Support and Resistance

Nasdaq: Closed at 1782.11.
Resistance: 1875 to 1900 is the bottom of the November consolidation and the recent downtrend that started in January. The 50 day MVA is at 1919.59 and the 200 day MVA at 1936.29. The 1934 to 1941 range represents the top of the November consolidation. After that we look at the simple 50 day MVA (1959.08) that stopped the index in late December.
Support: 1800 provided no support; it was weak at best. There is some support near 1775 (still weak) and then the November gap up point is 1745. 1750 would be a 50% retracement. Support at that level looks to be anywhere from 1700 to 1750.

S&P 500: Closed at 1080.17.
Resistance: 1100 could try to stop it on the way back up. Then there is the recent down trendline at roughly 1112 and the price consolidations at 1125. The 50 day MVA is right there at 1127.29. 1150 is after that, with the simple 50 day MVA (1137.42) right below that.
Support: 1080 continues to hold on a closing basis; thin, but gaining importance. A range of support from 1075 to 1050, the 1050 level holding twice in October. That is right at the 50% retracement (1060).

Dow: Closed at 9625.44.
Resistance: 9691 to 9750 represent the bottom of the November, December and January range. The 50 day MVA (9834.72) is right at the down trendline at that started off of the January high. The simple 50 day MVA (9916.43) is right after that, just below the 9992 to 10,000 level from price consolidations. Then the 200 day MVA (10,091.73). The January high at 10,300 level is last.
Support: 9500 is the next level, and it held on the intraday low last week. After 9500 there is a very congested trading range from 9125 to 9500. A 50% retracement is 9181.
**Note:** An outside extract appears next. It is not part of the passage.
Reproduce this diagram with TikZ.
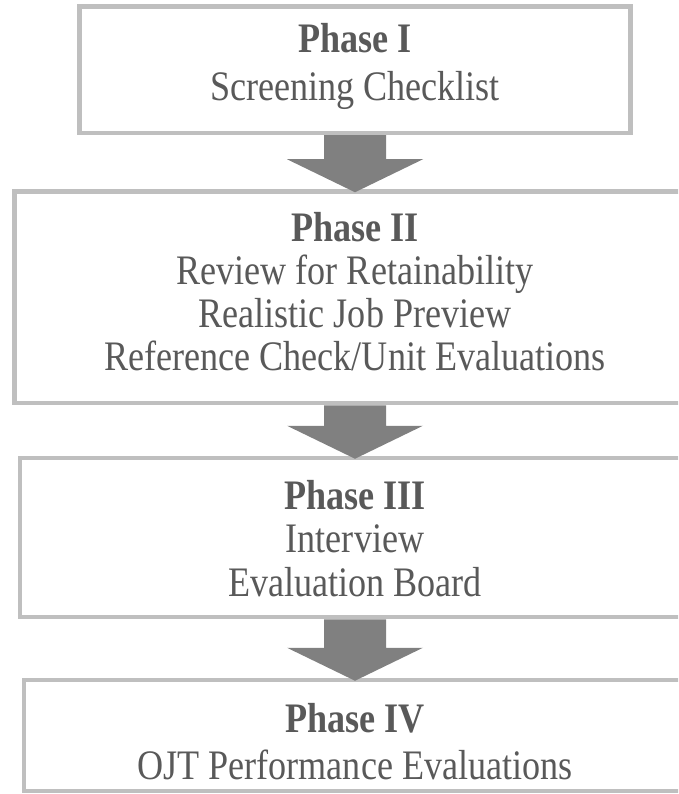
\documentclass[tikz,border=0pt]{standalone}
\usepackage{fontspec}
\setmainfont{Liberation Serif}[FakeStretch=0.86]
\usetikzlibrary{calc}
\definecolor{boxline}{HTML}{BFBFBF}
\definecolor{arrowgray}{HTML}{808080}
\definecolor{txtgray}{HTML}{595959}
\tikzset{
  phasebox/.style={draw=boxline, line width=4.5pt, fill=white, inner sep=0pt},
  phasetext/.style={align=center, text=txtgray, inner sep=0pt},
  bigarrow/.style={fill=arrowgray, draw=none}
}
\begin{document}
\begin{tikzpicture}[x=1pt,y=-1pt]
\useasboundingbox (0,0) rectangle (678,794);
\begin{scope}
\clip (0,0) rectangle (678,794);
\node[phasebox, minimum width=550.6pt, minimum height=126.5pt] (p1) at (355,69.75) {};
\node[phasebox, minimum width=681pt, minimum height=211.5pt] (p2) at (355,297.25) {};
\node[phasebox, minimum width=670pt, minimum height=159pt] (p3) at (355,537.5) {};
\node[phasebox, minimum width=662pt, minimum height=111pt] (p4) at (355,735.5) {};
\node[phasetext, font=\fontsize{42}{48}\selectfont] (t1) at ($(p1.center)+(0,-3)$)
  {\textbf{Phase I}\\Screening Checklist};
\node[phasetext, font=\fontsize{42}{43}\selectfont] (t2) at ($(p2.center)+(0,-6)$)
  {\textbf{Phase II}\\Review for Retainability\\Realistic Job Preview\\Reference Check/Unit Evaluations};
\node[phasetext, font=\fontsize{42}{43.5}\selectfont] (t3) at ($(p3.center)+(0,1)$)
  {\textbf{Phase III}\\Interview\\Evaluation Board};
\node[phasetext, font=\fontsize{42}{47}\selectfont] (t4) at ($(p4.center)+(0,6)$)
  {\textbf{Phase IV}\\OJT Performance Evaluations};
\foreach \a/\b in {p1/p2, p2/p3, p3/p4}{
  \coordinate (s) at (\a.south);
  \coordinate (e) at ($(\b.north)+(0,3)$);
  \fill[bigarrow] ($(s)+(-31,0)$) -- ($(s)+(31,0)$) -- ($(e)+(31,-33)$)
    -- ($(e)+(68,-33)$) -- (e) -- ($(e)+(-68,-33)$) -- ($(e)+(-31,-33)$) -- cycle;
}
\end{scope}
\end{tikzpicture}
\end{document}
Weekly Economic Calendar (All times Eastern). The figures are the consensus expectations, not ours.

2-04-02
Auto Sales, January (time not supplied): 6.0M versus 5.2M prior.
Truck Sales, January (time not supplied): 6.8M versus 7.8M prior.

2-05-02
ISM Services, January (10:00): 49.6 actual versus 51.8 expected and 54.2 prior.
Factory Orders, December (10:00): +1.2% actual versus 1.0% actual and -3.3% prior.

2-06-02
Productivity-Prel., Q4 (8:30): 3.5% actual versus 3.0% expected and 1.1% prior.

2-07-02
Initial Claims, 2/2 (8:30): 376K actual versus 395K expected and 390K prior.
Consumer Credit, December (15:00): $9.0B verusus $19.9B prior.

2-08-02
Wholesale Inventories, December (10:00): -0.5% versus -1.1% prior.